The mounting yields have let U.S. farmers keep upping their output even though harvesting fewer and fewer acres:  ​about 1.1 million acres this fall, down from 1.4 million in 2000. This is largely because​ U.S. sugar beet and cane​ growers face mounting market pressure from sugar imports and must limit their output to national marketing quotas. The beet growers contract their crops to processing cooperatives and target their production to the processing plants’ capacity. Cane growers, who are projected to account for 43 percent of U.S. production in the year ahead, also limit their output.

In eastern Michigan, Paul Pfenninger, agriculture vice president for Michigan Sugar Company, projects the harvest now under way will average a record 31.15 tons an acre, and he expects the sugar content will hit “19 percent, or over 19 percent . . . for the majority of our crop,” which is harvested in October and early November.

Pfenninger details a fistful of reasons that beet yields keep climbing. Since the 1960s, USDA Agricultural Research Service (ARS) personnel have been working with beet germplasm and the pathogens that attack beets, sending new strains and findings on improved growth and disease resistance to seed companies, state university researchers and others to improve beet seeds.

Kimberly Webb, a plant pathologist at the ARS station in Fort Collins, Colorado, summarizes her research as working “to better understand how plant diseases occur in the field and how they interact with sugar beets.” She is focusing on fusarium yellow, which thrives in beet roots and clogs the plants’ vessels.

Meanwhile, a plant breeder at the Fort Collins site is improving beet germplasm to resist the virulent cercospora leaf spot fungus, and scientists in ARS stations in Kimberly, Idaho; Fargo, North Dakota, and elsewhere are working with beet germplasm to improve other traits.

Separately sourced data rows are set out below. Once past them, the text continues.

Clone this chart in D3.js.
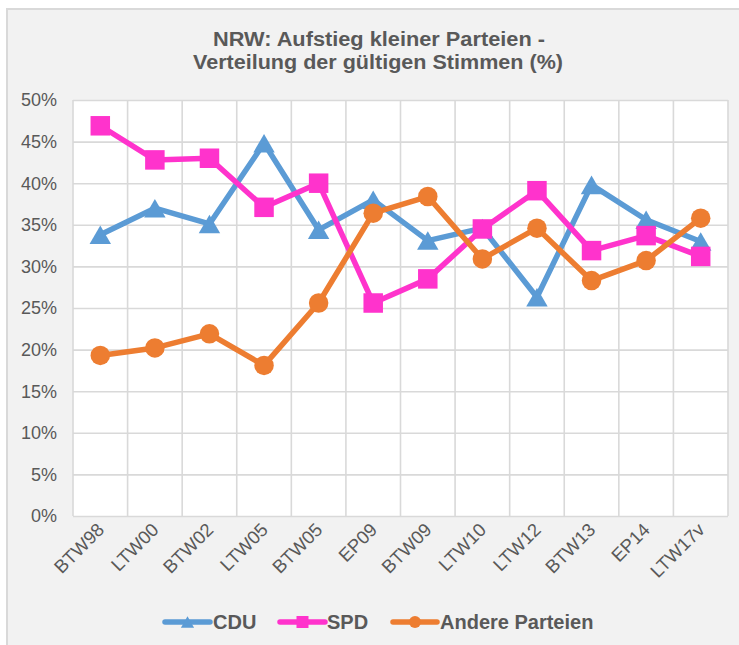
<!DOCTYPE html>
<html><head><meta charset="utf-8">
<script src="https://cdn.jsdelivr.net/npm/d3@7"></script>
<style>
html,body{margin:0;padding:0;background:#fff;}
svg{display:block;font-family:"Liberation Sans",Arial,sans-serif;}
</style></head>
<body>
<svg id="c" width="739" height="645"></svg>
<script>
const categories = ["BTW98","LTW00","BTW02","LTW05","BTW05","EP09","BTW09","LTW10","LTW12","BTW13","EP14","LTW17v"];
const cdu    = [33.8, 37.0, 35.1, 44.8, 34.4, 38.0, 33.1, 34.6, 26.3, 39.8, 35.6, 33.0];
const spd    = [46.9, 42.8, 43.0, 37.1, 40.0, 25.6, 28.5, 34.5, 39.1, 31.9, 33.7, 31.2];
const andere = [19.3, 20.2, 21.9, 18.1, 25.6, 36.4, 38.4, 30.9, 34.6, 28.3, 30.7, 35.8];
const yTicks = [0,5,10,15,20,25,30,35,40,45,50];
const titleLines = ["NRW: Aufstieg kleiner Parteien -", "Verteilung der gültigen Stimmen (%)"];
const seriesNames = ["CDU","SPD","Andere Parteien"];

const series = [
  {name: seriesNames[0], values: cdu, color: "#5b9bd5", marker: "triangle"},
  {name: seriesNames[1], values: spd, color: "#ff33cc", marker: "square"},
  {name: seriesNames[2], values: andere, color: "#ed7d31", marker: "circle"}
];

const svg = d3.select("#c");
const textColor = "#595959";
const gridColor = "#d9d9d9";

// chart frame
svg.append("rect").attr("x",7).attr("y",9).attr("width",745).attr("height",645)
  .attr("fill","#f2f2f2").attr("stroke",gridColor).attr("stroke-width",2);

const plot = {left:73, right:728, top:100, bottom:516};
const x = d3.scaleBand().domain(categories).range([plot.left, plot.right]).padding(0);
const y = d3.scaleLinear().domain([0,50]).range([plot.bottom, plot.top]);

// plot bg
svg.append("rect").attr("x",plot.left).attr("y",plot.top)
  .attr("width",plot.right-plot.left).attr("height",plot.bottom-plot.top).attr("fill","#fff");

// horizontal grid
svg.append("g").attr("transform",`translate(${plot.left},0)`)
  .call(d3.axisLeft(y).tickValues(yTicks).tickSize(-(plot.right-plot.left)).tickFormat(""))
  .call(g=>g.select(".domain").remove())
  .call(g=>g.selectAll("line").attr("stroke",gridColor).attr("stroke-width",1.6));

// vertical grid at band boundaries
const bounds = categories.map(c=>x(c)).concat([plot.right]);
svg.append("g").selectAll("line").data(bounds).join("line")
  .attr("x1",d=>d).attr("x2",d=>d).attr("y1",plot.top).attr("y2",plot.bottom)
  .attr("stroke",gridColor).attr("stroke-width",1.6);

// y labels
svg.append("g").selectAll("text").data(yTicks).join("text")
  .attr("x",57).attr("y",d=>y(d)).attr("dy","0.35em").attr("text-anchor","end")
  .attr("fill",textColor).attr("font-size",18).text(d=>d+"%");

// x labels
svg.append("g").selectAll("text").data(categories).join("text")
  .attr("text-anchor","end").attr("fill",textColor).attr("font-size",18.5)
  .attr("transform",d=>`translate(${x(d)+x.bandwidth()/2+5},${plot.bottom+15}) rotate(-45)`)
  .text(d=>d);

// title
svg.append("text").attr("x",379).attr("y",46).attr("text-anchor","middle")
  .attr("fill",textColor).attr("font-weight","bold").attr("font-size",20)
  .attr("textLength",332).attr("lengthAdjust","spacingAndGlyphs").text(titleLines[0]);
svg.append("text").attr("x",378).attr("y",68.5).attr("text-anchor","middle")
  .attr("fill",textColor).attr("font-weight","bold").attr("font-size",20)
  .attr("textLength",370).attr("lengthAdjust","spacingAndGlyphs").text(titleLines[1]);

function markerPath(type, s){
  if(type==="triangle"){
    const w=s*1.1, h=s*0.95;
    return `M0,${-h/2}L${w/2},${h/2}L${-w/2},${h/2}Z`;
  }
  if(type==="square"){
    return `M${-s/2},${-s/2}h${s}v${s}h${-s}Z`;
  }
  const r=s/2;
  return `M${r},0A${r},${r},0,1,1,${-r},0A${r},${r},0,1,1,${r},0Z`;
}

const line = d3.line().x((d,i)=>x(categories[i])+x.bandwidth()/2).y(d=>y(d));

series.forEach(s=>{
  const g = svg.append("g");
  g.append("path").datum(s.values).attr("d",line).attr("fill","none")
    .attr("stroke",s.color).attr("stroke-width",5.5).attr("stroke-linejoin","round").attr("stroke-linecap","round");
  g.selectAll("path.m").data(s.values).join("path").attr("class","m")
    .attr("transform",(d,i)=>`translate(${x(categories[i])+x.bandwidth()/2},${y(d)})`)
    .attr("d",markerPath(s.marker, 19.5)).attr("fill",s.color);
});

// legend
const legendItems = [
  {s:series[0], x1:165, x2:210, tx:213},
  {s:series[1], x1:280, x2:325, tx:327},
  {s:series[2], x1:393, x2:437, tx:440}
];
const lg = svg.append("g");
legendItems.forEach(it=>{
  const ly = 622;
  lg.append("line").attr("x1",it.x1).attr("x2",it.x2).attr("y1",ly).attr("y2",ly)
    .attr("stroke",it.s.color).attr("stroke-width",5.5).attr("stroke-linecap","round");
  lg.append("path").attr("transform",`translate(${(it.x1+it.x2)/2},${ly})`)
    .attr("d",markerPath(it.s.marker,12)).attr("fill",it.s.color);
  lg.append("text").attr("x",it.tx).attr("y",ly).attr("dy","0.36em")
    .attr("fill",textColor).attr("font-weight","bold").attr("font-size",20).text(it.s.name);
});
</script>
</body></html>
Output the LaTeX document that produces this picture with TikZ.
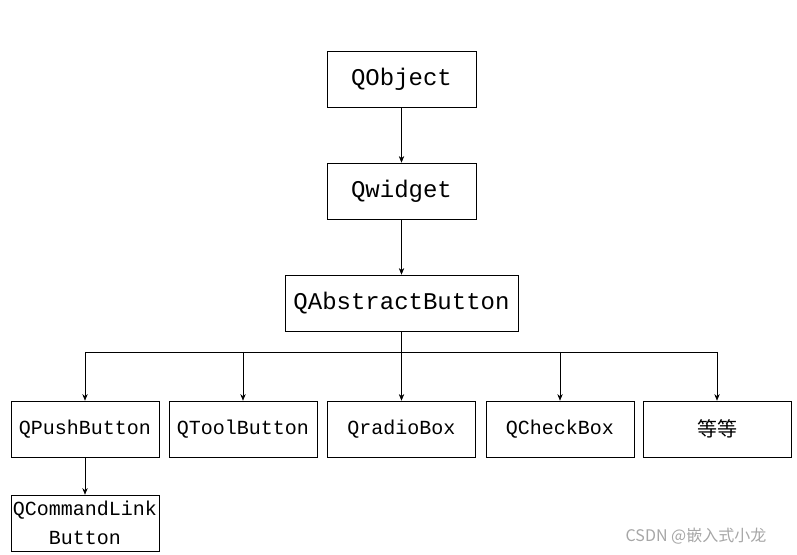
\documentclass[tikz,border=0pt]{standalone}
\usepackage{fontspec}
\setmonofont{Liberation Mono}
\newfontfamily\cjk{Noto Sans CJK SC}
\usetikzlibrary{arrows.meta}
\tikzset{
	cls/.style={draw, rectangle, inner sep=0pt, font=\ttfamily\fontsize{15}{17}\selectfont},
	big/.style={cls, minimum width=111.75pt, minimum height=42pt, font=\ttfamily\fontsize{18}{20}\selectfont},
	sub/.style={cls, minimum width=111pt, minimum height=42pt},
	inh/.style={-{Stealth[length=5pt, width=4pt]}, thin}
}
\begin{document}
\begin{tikzpicture}[x=0.75pt, y=-0.75pt]
	\useasboundingbox (0, 0) rectangle (797, 555);

	% Define the nodes with specific positions
	\node[big] (obj) at (401.5, 79) {QObject};
	\node[big] (wid) at (401.5, 191) {Qwidget};
	\node[big, minimum width=174.75pt] (abs) at (401.5, 303) {QAbstractButton};

	\node[sub] (push) at (85, 429) {QPushButton};
	\node[sub] (tool) at (243, 429) {QToolButton};
	\node[sub] (radio) at (401.5, 429) {QradioBox};
	\node[sub] (check) at (560, 429) {QCheckBox};
	\node[sub] (etc) at (717, 429) {\cjk 等等};
	\node[sub, align=center, font=\ttfamily\fontsize{15}{22}\selectfont] (link) at (85, 523) {QCommandLink\\Button};

	% Bus points above the lower row
	\coordinate (bmid) at (401.5, 352);
	\coordinate (b1) at (85, 352);
	\coordinate (b2) at (243, 352);
	\coordinate (b4) at (560, 352);
	\coordinate (b5) at (717, 352);

	% Draw the edges between nodes
	\draw[inh] (obj) -- (wid);
	\draw[inh] (wid) -- (abs);
	\draw (abs) -- (bmid);
	\draw (b1) -- (b5);
	\draw[inh] (b1) -- (push);
	\draw[inh] (b2) -- (tool);
	\draw[inh] (bmid) -- (radio);
	\draw[inh] (b4) -- (check);
	\draw[inh] (b5) -- (etc);
	\draw[inh] (push) -- (link);

	\node[text=gray!70, font=\fontsize{12}{14}\selectfont] (mark) at (696, 536) {\cjk CSDN @嵌入式小龙};
\end{tikzpicture}
\end{document}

In Michigan, Pfenninger says plant experts in his co-op’s own nurseries, too, work to strengthen resistance to diseases. He says that the beet growers’ buyout of two sugar companies about a dozen years ago to form MSC, a consolidated cooperative that processes a billion pounds of sugar annually, “opened doors and avenues for us” to improve breeding, planting and raising the crop, transporting and storing it, processing it and more.

Production gains for MSC members include countless advancements in field equipment and farming practices, he says. Simply narrowing the space between rows from 30 inches to 20-22 inches boosts a field’s beet population per acre substantially, for example. And the arrival of glyphosate-tolerant varieties about eight years ago means what had been the typical eight to 10 passages of cultivating and spraying equipment over the field each year is now often just two passes to spray the broad-spectrum weed killer, reducing operating costs and damage to beets.

But Pfenninger and Brian Ingulsrud, the agricultural vice president for American Crystal Sugar Co. in Minnesota and North Dakota, say the foremost enhancements for sugar beets have been with seeds – including the genetics, seed treatments and how they are put into the soil. For decades, perhaps the biggest challenge in growing beets was in the emergence stage: in germination and the start of vigorous seedlings. “The seed companies have done a terrific job in seed treatments” that enhance germination, protect seeds from soil-borne diseases and insects, and speed early growth, Ingulsrud says.

And on the farm, “We have to credit the growers and their preparation of the seed bed,” Ingulsrud says, because soil conditions are so important to a beet’s strong start. Just as critical, he says, are the many improvements in planters, allowing seeds to be placed uniformly, at the proper depths and with the proper covering. Several such planter design improvements have made a difference, he believes.